Kamis sore (7/12), Sumarsih kembali berdiri di depan Istana Merdeka. Payung hitam bertuliskan ”Tuntaskan Tragedi Semanggi” itu didekapnya erat. Pada Aksi Kamisan ke-517 ini, muncul secercah harapan. Presiden Joko Widodo sempat mengajak orangtua korban bertemu sore itu, tetapi tawaran ditolak.
Sumarsih merupakan ibu kandung dari Bernardus Realino Norma Irawan atau kerap disapa Wawan. Putra pertamanya itu tewas ditembak saat kerusuhan pada peristiwa Semanggi I, 13 November 1998. Sejak hari itu, ia berupaya mencari kejelasan atas kematian putranya. Namun, belum ada tindakan serius dari negara.
Pada Kamis ini, Presiden Jokowi mengajak keluarga korban hak asasi manusia bertemu.
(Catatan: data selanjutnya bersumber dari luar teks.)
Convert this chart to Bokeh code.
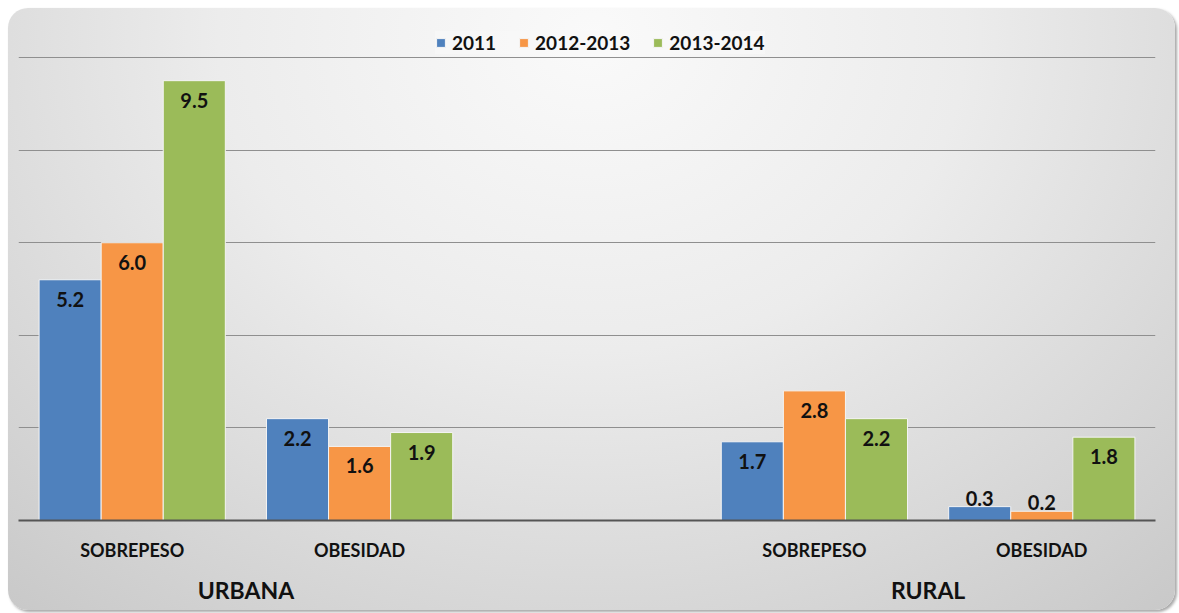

Namun, pertemuan itu batal karena orangtua korban lebih memilih mengikuti Aksi Kamisan. ”Kami tolak tawaran itu, kami lebih memilih untuk ada di sini. Sebab, kamisan ini bersamaan dengan peluncuran Amnesty International Indonesia (AII). Ini adalah sebuah simbol harapan dari gerakan masyarakat yang lebih penting,” ucap Sumarsih, Kamis (7/12), di depan Istana Merdeka.
Kami tolak tawaran itu, kami lebih memilih untuk ada di sini.
Aksi Kamisan ini memang berbeda dari aksi-aksi sebelumnya. Masyarakat dan pengisi acara yang hadir lebih banyak. Lebih dari 300 orang hadir, penonton didominasi mahasiswa. Kamisan kali ini juga sempat dihadiri sejumlah artis dan seniman, seperti Glenn Fredly, Melanie Subono, Pandai Besi, Ananda Badudu (Banda Neira), dan Danilla Riyadi.
Ini adalah sebuah simbol harapan dari gerakan masyarakat yang lebih penting.
Sebenarnya, penolakan itu bukan karena Sumarsih dan orangtua lainnya tidak mau bertemu Presiden Jokowi. Awalnya, pertemuan direncanakan digelar pukul 11.00. Namun, jadwal diundur menjadi pukul 16.00. Para orangtua korban yang sudah berada di Istana Bogor sejak pagi memutuskan untuk kembali ke Jakarta. Mereka mengikuti Aksi Kamisan ke-517.
Mengenai undangan, Direktur Eksekutif AII Usman Hamid mengapresiasi langkah Presiden Jokowi untuk mengajak bertemu. Jerih payah yang dikeluarkan orangtua korban pada setiap Kamisan selama lebih dari 10 tahun pun dihargai.
”Tetapi kami memang tidak bisa kalau pertemuan pukul 16.00. Apalagi, kemarin ajakannya dadakan. Kami sudah membuat janji dengan ratusan orang untuk acara ini. Kamisan ini tidak biasa karena dilakukan di tujuh kota besar lainnya,” ucap Usman.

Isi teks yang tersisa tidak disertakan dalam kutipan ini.